- _WHAT YOU WILL DO_: Return the material word for word. Do not include the pictures.

# # # #

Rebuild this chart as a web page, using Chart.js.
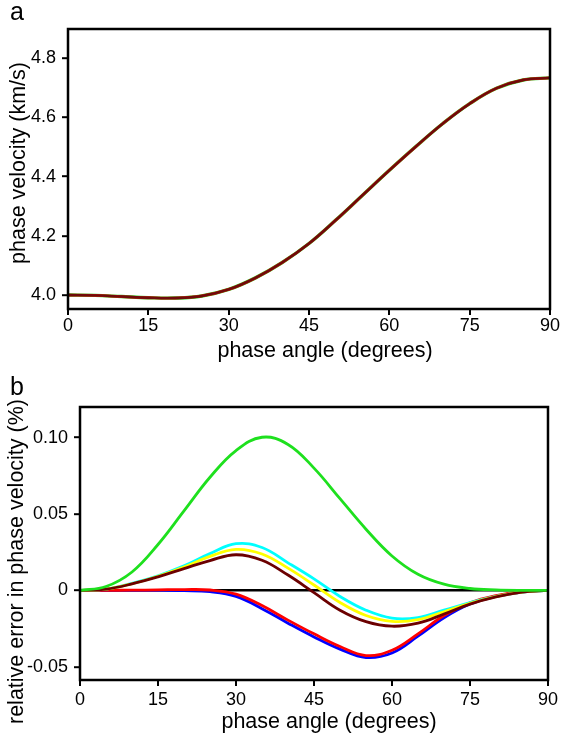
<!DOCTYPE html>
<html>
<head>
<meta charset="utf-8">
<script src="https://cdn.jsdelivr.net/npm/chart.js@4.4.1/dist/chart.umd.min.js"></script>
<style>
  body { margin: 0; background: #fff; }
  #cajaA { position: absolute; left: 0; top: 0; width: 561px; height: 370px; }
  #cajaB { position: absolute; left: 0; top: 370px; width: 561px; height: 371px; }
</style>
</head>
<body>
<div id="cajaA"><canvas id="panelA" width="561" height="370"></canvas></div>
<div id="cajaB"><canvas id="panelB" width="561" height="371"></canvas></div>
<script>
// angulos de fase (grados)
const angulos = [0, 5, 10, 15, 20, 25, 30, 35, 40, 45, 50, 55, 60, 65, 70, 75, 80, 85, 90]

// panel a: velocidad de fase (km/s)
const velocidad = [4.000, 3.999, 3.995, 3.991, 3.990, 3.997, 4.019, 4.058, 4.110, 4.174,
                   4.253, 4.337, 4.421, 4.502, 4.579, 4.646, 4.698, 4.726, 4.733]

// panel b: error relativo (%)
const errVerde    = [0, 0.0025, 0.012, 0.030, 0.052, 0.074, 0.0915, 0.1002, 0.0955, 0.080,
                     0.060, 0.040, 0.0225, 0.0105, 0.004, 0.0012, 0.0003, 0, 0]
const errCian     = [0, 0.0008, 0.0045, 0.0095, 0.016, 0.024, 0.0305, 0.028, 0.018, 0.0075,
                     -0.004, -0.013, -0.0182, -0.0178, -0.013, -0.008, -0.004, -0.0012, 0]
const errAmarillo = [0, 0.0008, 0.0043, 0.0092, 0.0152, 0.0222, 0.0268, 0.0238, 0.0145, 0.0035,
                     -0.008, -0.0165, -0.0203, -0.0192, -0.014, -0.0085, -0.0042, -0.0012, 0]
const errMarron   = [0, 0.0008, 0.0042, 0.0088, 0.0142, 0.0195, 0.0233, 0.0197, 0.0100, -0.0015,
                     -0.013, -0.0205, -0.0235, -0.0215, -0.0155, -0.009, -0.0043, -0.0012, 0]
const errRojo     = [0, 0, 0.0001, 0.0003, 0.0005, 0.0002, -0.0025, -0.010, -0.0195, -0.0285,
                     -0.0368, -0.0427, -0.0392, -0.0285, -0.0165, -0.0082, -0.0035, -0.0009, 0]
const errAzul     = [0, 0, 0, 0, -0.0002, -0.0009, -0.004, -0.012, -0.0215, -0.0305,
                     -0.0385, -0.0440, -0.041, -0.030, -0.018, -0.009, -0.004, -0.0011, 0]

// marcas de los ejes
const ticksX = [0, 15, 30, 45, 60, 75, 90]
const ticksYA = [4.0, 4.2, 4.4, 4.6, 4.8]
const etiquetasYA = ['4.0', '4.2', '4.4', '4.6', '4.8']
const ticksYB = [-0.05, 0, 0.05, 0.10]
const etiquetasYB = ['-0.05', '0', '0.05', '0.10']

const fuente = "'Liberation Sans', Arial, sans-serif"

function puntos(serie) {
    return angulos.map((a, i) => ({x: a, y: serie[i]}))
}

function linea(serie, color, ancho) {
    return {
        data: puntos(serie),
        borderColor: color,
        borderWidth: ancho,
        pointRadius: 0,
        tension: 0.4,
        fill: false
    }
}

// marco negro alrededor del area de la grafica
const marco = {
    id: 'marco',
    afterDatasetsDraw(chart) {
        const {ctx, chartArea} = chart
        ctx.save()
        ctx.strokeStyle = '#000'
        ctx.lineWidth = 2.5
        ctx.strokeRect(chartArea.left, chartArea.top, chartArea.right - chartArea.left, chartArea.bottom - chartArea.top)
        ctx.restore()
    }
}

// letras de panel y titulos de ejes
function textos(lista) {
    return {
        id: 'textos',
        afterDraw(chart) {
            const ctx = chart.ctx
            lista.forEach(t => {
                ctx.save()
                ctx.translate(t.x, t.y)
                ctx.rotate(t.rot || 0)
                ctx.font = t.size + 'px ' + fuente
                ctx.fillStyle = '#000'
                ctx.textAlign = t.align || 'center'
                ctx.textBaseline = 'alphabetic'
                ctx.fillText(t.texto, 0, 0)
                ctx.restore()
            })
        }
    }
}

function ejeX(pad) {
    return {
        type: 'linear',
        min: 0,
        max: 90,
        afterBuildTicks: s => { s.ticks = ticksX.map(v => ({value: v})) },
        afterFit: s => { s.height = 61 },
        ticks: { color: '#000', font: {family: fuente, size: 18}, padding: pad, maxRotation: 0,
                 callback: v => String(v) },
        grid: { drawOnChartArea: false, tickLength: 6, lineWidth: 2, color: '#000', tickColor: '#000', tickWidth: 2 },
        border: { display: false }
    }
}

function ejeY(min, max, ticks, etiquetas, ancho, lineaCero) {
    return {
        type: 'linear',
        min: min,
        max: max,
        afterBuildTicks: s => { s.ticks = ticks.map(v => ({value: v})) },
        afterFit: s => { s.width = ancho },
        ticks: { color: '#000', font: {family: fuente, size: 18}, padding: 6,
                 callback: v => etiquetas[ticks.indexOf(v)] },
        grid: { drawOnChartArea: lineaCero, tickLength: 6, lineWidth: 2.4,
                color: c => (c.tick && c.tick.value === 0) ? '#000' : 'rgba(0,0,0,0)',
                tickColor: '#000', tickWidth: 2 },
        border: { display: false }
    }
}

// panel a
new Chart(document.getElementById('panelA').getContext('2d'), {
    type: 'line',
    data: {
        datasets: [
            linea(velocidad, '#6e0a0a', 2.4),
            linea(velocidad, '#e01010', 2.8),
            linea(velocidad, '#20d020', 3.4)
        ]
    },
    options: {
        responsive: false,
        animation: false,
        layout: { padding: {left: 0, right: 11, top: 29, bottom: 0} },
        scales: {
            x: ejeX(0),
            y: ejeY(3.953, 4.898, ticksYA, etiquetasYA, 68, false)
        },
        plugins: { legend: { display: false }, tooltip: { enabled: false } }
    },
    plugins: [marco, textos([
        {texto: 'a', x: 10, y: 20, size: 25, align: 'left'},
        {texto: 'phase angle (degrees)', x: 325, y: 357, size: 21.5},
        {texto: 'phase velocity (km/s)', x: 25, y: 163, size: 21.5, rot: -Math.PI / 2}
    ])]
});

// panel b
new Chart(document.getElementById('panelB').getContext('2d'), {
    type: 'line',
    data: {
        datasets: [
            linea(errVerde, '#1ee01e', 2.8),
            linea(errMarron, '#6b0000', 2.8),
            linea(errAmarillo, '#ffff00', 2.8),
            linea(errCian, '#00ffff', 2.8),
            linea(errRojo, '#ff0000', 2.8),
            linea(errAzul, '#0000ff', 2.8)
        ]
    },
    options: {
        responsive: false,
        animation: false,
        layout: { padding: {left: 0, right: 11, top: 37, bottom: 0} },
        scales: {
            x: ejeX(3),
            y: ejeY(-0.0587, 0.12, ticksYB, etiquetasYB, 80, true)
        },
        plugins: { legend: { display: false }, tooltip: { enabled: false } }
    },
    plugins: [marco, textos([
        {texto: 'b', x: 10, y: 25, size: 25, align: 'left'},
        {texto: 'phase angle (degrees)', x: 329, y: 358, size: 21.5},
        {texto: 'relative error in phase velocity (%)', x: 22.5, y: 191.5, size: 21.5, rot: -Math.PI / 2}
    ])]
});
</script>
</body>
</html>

# # # #

- _THE OUTPUT_:
Rebuild this chart as a web page, using Chart.js.
<!DOCTYPE html>
<html>
<head>
<meta charset="utf-8">
<script src="https://cdn.jsdelivr.net/npm/chart.js@4.4.1/dist/chart.umd.min.js"></script>
<style>
  body { margin: 0; background: #fff; }
  #cajaA { position: absolute; left: 0; top: 0; width: 561px; height: 370px; }
  #cajaB { position: absolute; left: 0; top: 370px; width: 561px; height: 371px; }
</style>
</head>
<body>
<div id="cajaA"><canvas id="panelA" width="561" height="370"></canvas></div>
<div id="cajaB"><canvas id="panelB" width="561" height="371"></canvas></div>
<script>
// angulos de fase (grados)
const angulos = [0, 5, 10, 15, 20, 25, 30, 35, 40, 45, 50, 55, 60, 65, 70, 75, 80, 85, 90]

// panel a: velocidad de fase (km/s)
const velocidad = [4.000, 3.999, 3.995, 3.991, 3.990, 3.997, 4.019, 4.058, 4.110, 4.174,
                   4.253, 4.337, 4.421, 4.502, 4.579, 4.646, 4.698, 4.726, 4.733]

// panel b: error relativo (%)
const errVerde    = [0, 0.0025, 0.012, 0.030, 0.052, 0.074, 0.0915, 0.1002, 0.0955, 0.080,
                     0.060, 0.040, 0.0225, 0.0105, 0.004, 0.0012, 0.0003, 0, 0]
const errCian     = [0, 0.0008, 0.0045, 0.0095, 0.016, 0.024, 0.0305, 0.028, 0.018, 0.0075,
                     -0.004, -0.013, -0.0182, -0.0178, -0.013, -0.008, -0.004, -0.0012, 0]
const errAmarillo = [0, 0.0008, 0.0043, 0.0092, 0.0152, 0.0222, 0.0268, 0.0238, 0.0145, 0.0035,
                     -0.008, -0.0165, -0.0203, -0.0192, -0.014, -0.0085, -0.0042, -0.0012, 0]
const errMarron   = [0, 0.0008, 0.0042, 0.0088, 0.0142, 0.0195, 0.0233, 0.0197, 0.0100, -0.0015,
                     -0.013, -0.0205, -0.0235, -0.0215, -0.0155, -0.009, -0.0043, -0.0012, 0]
const errRojo     = [0, 0, 0.0001, 0.0003, 0.0005, 0.0002, -0.0025, -0.010, -0.0195, -0.0285,
                     -0.0368, -0.0427, -0.0392, -0.0285, -0.0165, -0.0082, -0.0035, -0.0009, 0]
const errAzul     = [0, 0, 0, 0, -0.0002, -0.0009, -0.004, -0.012, -0.0215, -0.0305,
                     -0.0385, -0.0440, -0.041, -0.030, -0.018, -0.009, -0.004, -0.0011, 0]

// marcas de los ejes
const ticksX = [0, 15, 30, 45, 60, 75, 90]
const ticksYA = [4.0, 4.2, 4.4, 4.6, 4.8]
const etiquetasYA = ['4.0', '4.2', '4.4', '4.6', '4.8']
const ticksYB = [-0.05, 0, 0.05, 0.10]
const etiquetasYB = ['-0.05', '0', '0.05', '0.10']

const fuente = "'Liberation Sans', Arial, sans-serif"

function puntos(serie) {
    return angulos.map((a, i) => ({x: a, y: serie[i]}))
}

function linea(serie, color, ancho) {
    return {
        data: puntos(serie),
        borderColor: color,
        borderWidth: ancho,
        pointRadius: 0,
        tension: 0.4,
        fill: false
    }
}

// marco negro alrededor del area de la grafica
const marco = {
    id: 'marco',
    afterDatasetsDraw(chart) {
        const {ctx, chartArea} = chart
        ctx.save()
        ctx.strokeStyle = '#000'
        ctx.lineWidth = 2.5
        ctx.strokeRect(chartArea.left, chartArea.top, chartArea.right - chartArea.left, chartArea.bottom - chartArea.top)
        ctx.restore()
    }
}

// letras de panel y titulos de ejes
function textos(lista) {
    return {
        id: 'textos',
        afterDraw(chart) {
            const ctx = chart.ctx
            lista.forEach(t => {
                ctx.save()
                ctx.translate(t.x, t.y)
                ctx.rotate(t.rot || 0)
                ctx.font = t.size + 'px ' + fuente
                ctx.fillStyle = '#000'
                ctx.textAlign = t.align || 'center'
                ctx.textBaseline = 'alphabetic'
                ctx.fillText(t.texto, 0, 0)
                ctx.restore()
            })
        }
    }
}

function ejeX(pad) {
    return {
        type: 'linear',
        min: 0,
        max: 90,
        afterBuildTicks: s => { s.ticks = ticksX.map(v => ({value: v})) },
        afterFit: s => { s.height = 61 },
        ticks: { color: '#000', font: {family: fuente, size: 18}, padding: pad, maxRotation: 0,
                 callback: v => String(v) },
        grid: { drawOnChartArea: false, tickLength: 6, lineWidth: 2, color: '#000', tickColor: '#000', tickWidth: 2 },
        border: { display: false }
    }
}

function ejeY(min, max, ticks, etiquetas, ancho, lineaCero) {
    return {
        type: 'linear',
        min: min,
        max: max,
        afterBuildTicks: s => { s.ticks = ticks.map(v => ({value: v})) },
        afterFit: s => { s.width = ancho },
        ticks: { color: '#000', font: {family: fuente, size: 18}, padding: 6,
                 callback: v => etiquetas[ticks.indexOf(v)] },
        grid: { drawOnChartArea: lineaCero, tickLength: 6, lineWidth: 2.4,
                color: c => (c.tick && c.tick.value === 0) ? '#000' : 'rgba(0,0,0,0)',
                tickColor: '#000', tickWidth: 2 },
        border: { display: false }
    }
}

// panel a
new Chart(document.getElementById('panelA').getContext('2d'), {
    type: 'line',
    data: {
        datasets: [
            linea(velocidad, '#6e0a0a', 2.4),
            linea(velocidad, '#e01010', 2.8),
            linea(velocidad, '#20d020', 3.4)
        ]
    },
    options: {
        responsive: false,
        animation: false,
        layout: { padding: {left: 0, right: 11, top: 29, bottom: 0} },
        scales: {
            x: ejeX(0),
            y: ejeY(3.953, 4.898, ticksYA, etiquetasYA, 68, false)
        },
        plugins: { legend: { display: false }, tooltip: { enabled: false } }
    },
    plugins: [marco, textos([
        {texto: 'a', x: 10, y: 20, size: 25, align: 'left'},
        {texto: 'phase angle (degrees)', x: 325, y: 357, size: 21.5},
        {texto: 'phase velocity (km/s)', x: 25, y: 163, size: 21.5, rot: -Math.PI / 2}
    ])]
});

// panel b
new Chart(document.getElementById('panelB').getContext('2d'), {
    type: 'line',
    data: {
        datasets: [
            linea(errVerde, '#1ee01e', 2.8),
            linea(errMarron, '#6b0000', 2.8),
            linea(errAmarillo, '#ffff00', 2.8),
            linea(errCian, '#00ffff', 2.8),
            linea(errRojo, '#ff0000', 2.8),
            linea(errAzul, '#0000ff', 2.8)
        ]
    },
    options: {
        responsive: false,
        animation: false,
        layout: { padding: {left: 0, right: 11, top: 37, bottom: 0} },
        scales: {
            x: ejeX(3),
            y: ejeY(-0.0587, 0.12, ticksYB, etiquetasYB, 80, true)
        },
        plugins: { legend: { display: false }, tooltip: { enabled: false } }
    },
    plugins: [marco, textos([
        {texto: 'b', x: 10, y: 25, size: 25, align: 'left'},
        {texto: 'phase angle (degrees)', x: 329, y: 358, size: 21.5},
        {texto: 'relative error in phase velocity (%)', x: 22.5, y: 191.5, size: 21.5, rot: -Math.PI / 2}
    ])]
});
</script>
</body>
</html>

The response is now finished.